■ **GOAL**
The listing below must be repeated word for word, with its images excluded.

■ **DATA LINES**
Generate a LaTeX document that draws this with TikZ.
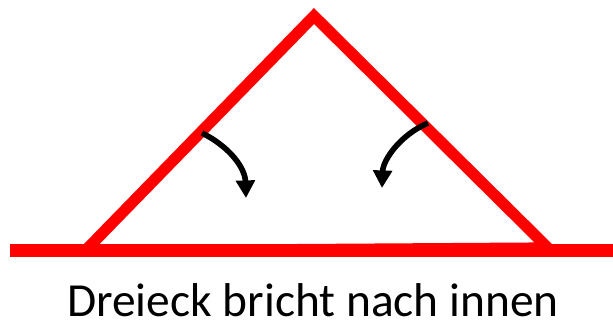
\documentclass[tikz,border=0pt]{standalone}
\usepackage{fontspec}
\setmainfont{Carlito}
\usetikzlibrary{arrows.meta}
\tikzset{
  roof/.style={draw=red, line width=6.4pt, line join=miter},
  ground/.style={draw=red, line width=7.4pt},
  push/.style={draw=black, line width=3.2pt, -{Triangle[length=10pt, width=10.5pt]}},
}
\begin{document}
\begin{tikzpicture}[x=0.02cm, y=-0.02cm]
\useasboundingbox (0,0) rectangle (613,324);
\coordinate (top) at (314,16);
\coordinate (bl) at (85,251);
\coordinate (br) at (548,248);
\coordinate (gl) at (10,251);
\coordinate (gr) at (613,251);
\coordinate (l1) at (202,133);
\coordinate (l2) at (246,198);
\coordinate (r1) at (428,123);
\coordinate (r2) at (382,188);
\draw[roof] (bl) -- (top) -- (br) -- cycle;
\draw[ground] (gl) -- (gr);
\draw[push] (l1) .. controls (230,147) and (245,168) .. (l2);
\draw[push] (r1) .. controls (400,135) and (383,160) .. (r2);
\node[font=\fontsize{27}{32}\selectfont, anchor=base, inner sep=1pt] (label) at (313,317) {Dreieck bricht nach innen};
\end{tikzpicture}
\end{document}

■ **RESPONSE FOR THIS EXERCISE**
Generate a LaTeX document that draws this with TikZ.
\documentclass[tikz,border=0pt]{standalone}
\usepackage{fontspec}
\setmainfont{Carlito}
\usetikzlibrary{arrows.meta}
\tikzset{
  roof/.style={draw=red, line width=6.4pt, line join=miter},
  ground/.style={draw=red, line width=7.4pt},
  push/.style={draw=black, line width=3.2pt, -{Triangle[length=10pt, width=10.5pt]}},
}
\begin{document}
\begin{tikzpicture}[x=0.02cm, y=-0.02cm]
\useasboundingbox (0,0) rectangle (613,324);
\coordinate (top) at (314,16);
\coordinate (bl) at (85,251);
\coordinate (br) at (548,248);
\coordinate (gl) at (10,251);
\coordinate (gr) at (613,251);
\coordinate (l1) at (202,133);
\coordinate (l2) at (246,198);
\coordinate (r1) at (428,123);
\coordinate (r2) at (382,188);
\draw[roof] (bl) -- (top) -- (br) -- cycle;
\draw[ground] (gl) -- (gr);
\draw[push] (l1) .. controls (230,147) and (245,168) .. (l2);
\draw[push] (r1) .. controls (400,135) and (383,160) .. (r2);
\node[font=\fontsize{27}{32}\selectfont, anchor=base, inner sep=1pt] (label) at (313,317) {Dreieck bricht nach innen};
\end{tikzpicture}
\end{document}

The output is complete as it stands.